Demikian juga keberadaan SGA dan SPG pada masa lalu mampu memberikan kontribusi besar pada pembentuk karakter dan pribadi calon guru, kataa Yudi Latif yang juga Direktur Eksekutif Reform Institute.
Ia mengemukakan pendidikan kolonial memang diskriminatif tetapi menghasilkan lembaga pendidikan yang bermutu, salah satunya pendidikan guru zaman penjajahan Belanda luar biasa hebatnya dan jejak-jejak keberhasilan berlangsung sampai tahun 1960-an.
"Sampai-sampai negara tetangga, seperti Malaysia banyak berutang budi karena banyak belajar dari pengalaman guru-guru kita yang diundang ke negeri mereka," ujarnya.
Yudi mengatakan masa sekarang memang sudah ada upaya dari pemerintah untuk meningkatkan kualitas guru salah satunya melalui upaya sertifikasi dan beasiswa pendidikan sarjana strata 1 bagi guru-guru SD yang beluam meraih jenjang itu.
Namun demikian, Yudi menilai upaya peningkatan itu berhenti hanya sampai pada formalitas saja dan tidak diimbangi dengan peningkatan kualitas dan kapasitas pendidik.
Sebagai contoh, seiring dengan adanya kewajiban sertifikasi guru, maka banyak guru di daerah dan di desa yang mengejar untuk meraih pendidikan sarjana strata satu namun hanya sekadar mendapat ijazah sarjana tetapi tidak tahu kualitas dari perguruan tinggi tersebut.
"Banyak universitas dan perguruan tinggi gadungan masuk ke desa-desa hanya sekadar mencari untung dengan menawarkan ijazah tetapi tidak memperkuat kualitas dan kapasitas guru.

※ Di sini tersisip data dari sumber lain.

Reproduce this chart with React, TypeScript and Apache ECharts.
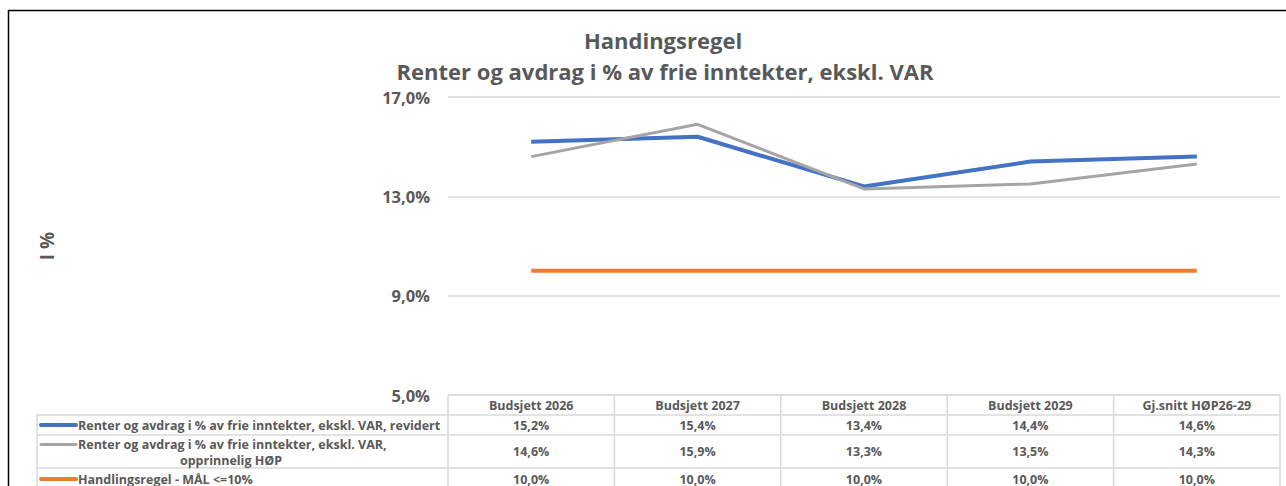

Sekarang ini, seolah-seolah dengan mendapat gelar sarjana kemudian berarti guru itu sudah dianggap layak mengajar," ujarnya.
Sementara itu, Ketua Badan Pengembangan Sumber Daya Manusia Pendidikan dan Penjaminan Mutu Pendidikan Kementerian Pendidikan dan Kebudayaan Syawal Gultom menyatakan meski SGA dan SPG tidak bisa dihidupkan kembali tetapi paling tidak harus ada proses penyiapan tenaga-tenaga guru melalui penguatan profesi guru secara sungguh-sungguh.
"Standar guru perlu ditegakkan dan harus ada instrumen sebagai pijakan untuk mengukur kualitas guru apakah telah memiliki kompetensi sesuai dengan profesinya," kata dia.
Secara umum, kualitas guru dan kompetensi guru di Indonesia masih belum sesuai dengan yang diharapkan. Dari sisi kualifikasi pendidikan, hingga saat ini dari 2,92 juta guru, baru sekitar 51 persen yang berpendidikan S-1 atau lebih, sedangkan sisanya belum berpendidikan S-1.
"Selain jenjang pendidikan yang belum memadai, kompetensi guru juga masih bermasalah sehingga menjadi kepedulian bersama tidak hanya pemerintah tetapi organisasi guru untuk melakukan peningkatan kualitas guru," tambahnya.